Apesar de estar a fazer um exercício teórico, os meta-capitalistas realmente existem e tentam fazer algo como o que aludi. Podemos questionar até que ponto pode resultar uma combinação que mete elementos tão contraditórios como: uma nova religião universal – uma espécie de papado laico –; o controlo total socialista; os instrumentos capitalistas e financeiros; e ainda a democracia liberal. Na verdade, trata-se de um casamento quádruplo necessário, já que cada uma destas coisas não consegue sobreviver nas suas formulações puras mas ao mesmo tempo está sendo feita uma tentativa implementá-las desta forma.
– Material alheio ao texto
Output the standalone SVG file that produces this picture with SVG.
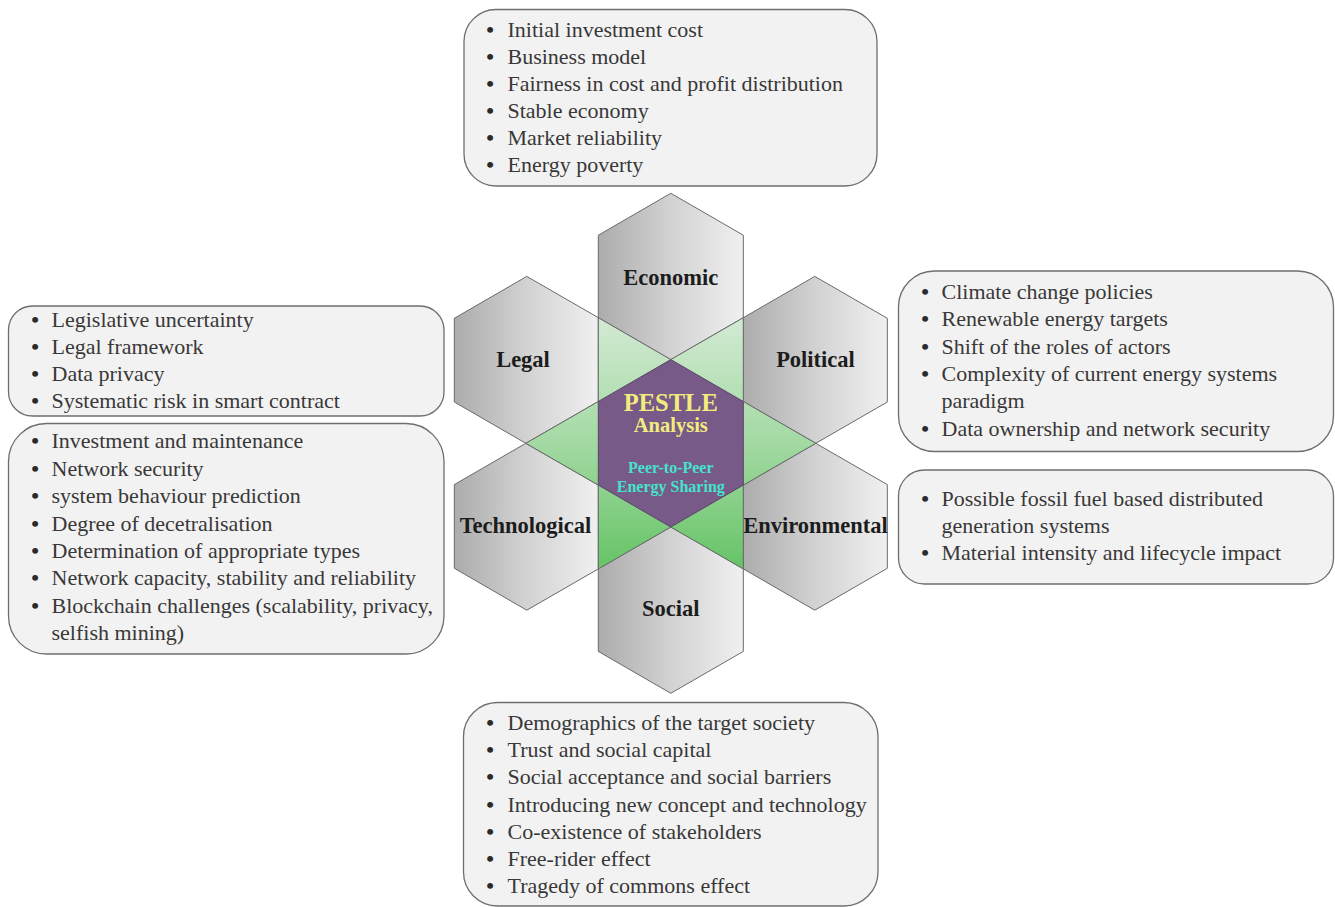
<svg xmlns="http://www.w3.org/2000/svg" width="1335" height="907" viewBox="0 0 1335 907">
  <defs>
    <linearGradient id="grayFill" x1="0" y1="0" x2="1" y2="0">
      <stop offset="0" stop-color="#acacac"/>
      <stop offset="0.5" stop-color="#d2d2d2"/>
      <stop offset="1" stop-color="#f0f0f0"/>
    </linearGradient>
    <linearGradient id="greenFill" gradientUnits="userSpaceOnUse" x1="0" y1="317" x2="0" y2="569">
      <stop offset="0" stop-color="#d2ead3"/>
      <stop offset="0.5" stop-color="#a3d9a3"/>
      <stop offset="1" stop-color="#66c466"/>
    </linearGradient>
    <style>
      .box { fill: #f3f2f2; stroke: #6e6e6e; stroke-width: 1.3; }
      .piece { fill: url(#grayFill); stroke: #6a6a6a; stroke-width: 1; }
      .item { font-family: "Liberation Serif", "Times New Roman", serif; font-size: 22px; fill: #383838; }
      .dot { font-family: "Liberation Serif", "Times New Roman", serif; font-size: 22px; font-weight: bold; fill: #2a2a2a; text-anchor: middle; }
      .label { font-family: "Liberation Serif", "Times New Roman", serif; font-size: 22.5px; font-weight: bold; fill: #1c1c1c; text-anchor: middle; }
      .core { font-family: "Liberation Serif", "Times New Roman", serif; font-weight: bold; text-anchor: middle; }
    </style>
  </defs>

  <!-- hexagonal PESTLE wheel -->
  <g id="wheel">
    <polygon id="hex-economic" class="piece" points="670.8,193.3 743.3,235.2 743.3,317.7 670.8,359.6 598.3,317.7 598.3,235.2"/>
    <polygon id="hex-social" class="piece" points="670.8,693.3 743.3,651.4 743.3,568.9 670.8,527 598.3,568.9 598.3,651.4"/>
    <polygon id="hex-legal" class="piece" points="454.3,318.3 526.8,276.4 598.3,317.7 598.3,401.5 525.8,443.3 454.3,402"/>
    <polygon id="hex-political" class="piece" points="887.3,318.3 814.8,276.4 743.3,317.7 743.3,401.5 815.8,443.3 887.3,402"/>
    <polygon id="hex-technological" class="piece" points="454.3,568.3 526.8,610.2 598.3,568.9 598.3,485.1 525.8,443.3 454.3,484.6"/>
    <polygon id="hex-environmental" class="piece" points="887.3,568.3 814.8,610.2 743.3,568.9 743.3,485.1 815.8,443.3 887.3,484.6"/>
    <polygon id="overlap" fill="url(#greenFill)" stroke="#6a6a6a" stroke-width="1" points="598.3,317.7 670.8,359.6 743.3,317.7 743.3,401.5 815.8,443.3 743.3,485.1 743.3,568.9 670.8,527 598.3,568.9 598.3,485.1 525.8,443.3 598.3,401.5"/>
    <polygon id="core" fill="#785a88" stroke="#5a4366" stroke-width="1" points="670.8,359.6 743.3,401.5 743.3,485.1 670.8,527 598.3,485.1 598.3,401.5"/>
  </g>

  <g id="wheel-labels">
    <text class="label" x="670.8" y="285">Economic</text>
    <text class="label" x="523" y="367">Legal</text>
    <text class="label" x="815.5" y="367">Political</text>
    <text class="label" x="525.5" y="533">Technological</text>
    <text class="label" x="815.5" y="533">Environmental</text>
    <text class="label" x="670.8" y="616">Social</text>
  </g>

  <g id="core-text">
    <text class="core" x="670.8" y="410.5" font-size="24.5" fill="#f2ec7c">PESTLE</text>
    <text class="core" x="670.8" y="432" font-size="20.5" fill="#f2ec7c">Analysis</text>
    <text class="core" x="670.8" y="473" font-size="16" fill="#45e2cc">Peer-to-Peer</text>
    <text class="core" x="670.8" y="491.5" font-size="16" fill="#45e2cc">Energy Sharing</text>
  </g>

  <!-- Economic factors -->
  <g id="box-economic">
    <rect class="box" x="464" y="9.5" width="413" height="176.5" rx="32"/>
    <text class="dot" x="490" y="36.7">•</text><text class="item" x="507.5" y="36.7">Initial investment cost</text>
    <text class="dot" x="490" y="63.7">•</text><text class="item" x="507.5" y="63.7">Business model</text>
    <text class="dot" x="490" y="90.7">•</text><text class="item" x="507.5" y="90.7">Fairness in cost and profit distribution</text>
    <text class="dot" x="490" y="117.7">•</text><text class="item" x="507.5" y="117.7">Stable economy</text>
    <text class="dot" x="490" y="144.7">•</text><text class="item" x="507.5" y="144.7">Market reliability</text>
    <text class="dot" x="490" y="171.7">•</text><text class="item" x="507.5" y="171.7">Energy poverty</text>
  </g>

  <!-- Legal factors -->
  <g id="box-legal">
    <rect class="box" x="8.5" y="306" width="435.5" height="110" rx="24"/>
    <text class="dot" x="35" y="326.7">•</text><text class="item" x="51.5" y="326.7">Legislative uncertainty</text>
    <text class="dot" x="35" y="353.9">•</text><text class="item" x="51.5" y="353.9">Legal framework</text>
    <text class="dot" x="35" y="381.1">•</text><text class="item" x="51.5" y="381.1">Data privacy</text>
    <text class="dot" x="35" y="408.3">•</text><text class="item" x="51.5" y="408.3">Systematic risk in smart contract</text>
  </g>

  <!-- Technological factors -->
  <g id="box-technological">
    <rect class="box" x="8.5" y="423.5" width="435.5" height="230.5" rx="38"/>
    <text class="dot" x="35" y="448.3">•</text><text class="item" x="51.5" y="448.3">Investment and maintenance</text>
    <text class="dot" x="35" y="475.7">•</text><text class="item" x="51.5" y="475.7">Network security</text>
    <text class="dot" x="35" y="503.1">•</text><text class="item" x="51.5" y="503.1">system behaviour prediction</text>
    <text class="dot" x="35" y="530.5">•</text><text class="item" x="51.5" y="530.5">Degree of decetralisation</text>
    <text class="dot" x="35" y="557.8">•</text><text class="item" x="51.5" y="557.8">Determination of appropriate types</text>
    <text class="dot" x="35" y="585.2">•</text><text class="item" x="51.5" y="585.2">Network capacity, stability and reliability</text>
    <text class="dot" x="35" y="612.6">•</text><text class="item" x="51.5" y="612.6">Blockchain challenges (scalability, privacy,</text>
    <text class="item" x="51.5" y="640">selfish mining)</text>
  </g>

  <!-- Political factors -->
  <g id="box-political">
    <rect class="box" x="898.5" y="271" width="435" height="180.5" rx="36"/>
    <text class="dot" x="925" y="299">•</text><text class="item" x="941.5" y="299">Climate change policies</text>
    <text class="dot" x="925" y="326.3">•</text><text class="item" x="941.5" y="326.3">Renewable energy targets</text>
    <text class="dot" x="925" y="353.7">•</text><text class="item" x="941.5" y="353.7">Shift of the roles of actors</text>
    <text class="dot" x="925" y="381">•</text><text class="item" x="941.5" y="381">Complexity of current energy systems</text>
    <text class="item" x="941.5" y="408.3">paradigm</text>
    <text class="dot" x="925" y="435.7">•</text><text class="item" x="941.5" y="435.7">Data ownership and network security</text>
  </g>

  <!-- Environmental factors -->
  <g id="box-environmental">
    <rect class="box" x="898.5" y="470" width="435" height="114" rx="26"/>
    <text class="dot" x="925" y="505.7">•</text><text class="item" x="941.5" y="505.7">Possible fossil fuel based distributed</text>
    <text class="item" x="941.5" y="532.9">generation systems</text>
    <text class="dot" x="925" y="560">•</text><text class="item" x="941.5" y="560">Material intensity and lifecycle impact</text>
  </g>

  <!-- Social factors -->
  <g id="box-social">
    <rect class="box" x="463.5" y="702.5" width="414.5" height="203.5" rx="34"/>
    <text class="dot" x="490" y="730">•</text><text class="item" x="507.5" y="730">Demographics of the target society</text>
    <text class="dot" x="490" y="757.2">•</text><text class="item" x="507.5" y="757.2">Trust and social capital</text>
    <text class="dot" x="490" y="784.4">•</text><text class="item" x="507.5" y="784.4">Social acceptance and social barriers</text>
    <text class="dot" x="490" y="811.7">•</text><text class="item" x="507.5" y="811.7">Introducing new concept and technology</text>
    <text class="dot" x="490" y="838.9">•</text><text class="item" x="507.5" y="838.9">Co-existence of stakeholders</text>
    <text class="dot" x="490" y="866.1">•</text><text class="item" x="507.5" y="866.1">Free-rider effect</text>
    <text class="dot" x="490" y="893.3">•</text><text class="item" x="507.5" y="893.3">Tragedy of commons effect</text>
  </g>
</svg>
Assim, torna-se necessária a existência das outras três partes. Digamos que isto é viável até à extinção da espécie humana, porque se trata da criação de um monstro de quatro cabeças, cada uma delas um ersatz de alguma função existente nas sociedades, mas enquanto que as funções naturais existem nos seus domínios respectivos, neste caso todas as “cabeças” entram em tudo – tudo se tornou democrático, comercializável, alvo de regulamentação e da religião do politicamente correcto –, cada uma delas provocando distorções insustentáveis, mas as quatro juntas dão um nível mínimo de coerência global através das limitações que umas impõem às restantes. Tal como a hidra, de pouco serve amputar uma destas cabeças isoladamente, porque logo outra surge em seu lugar.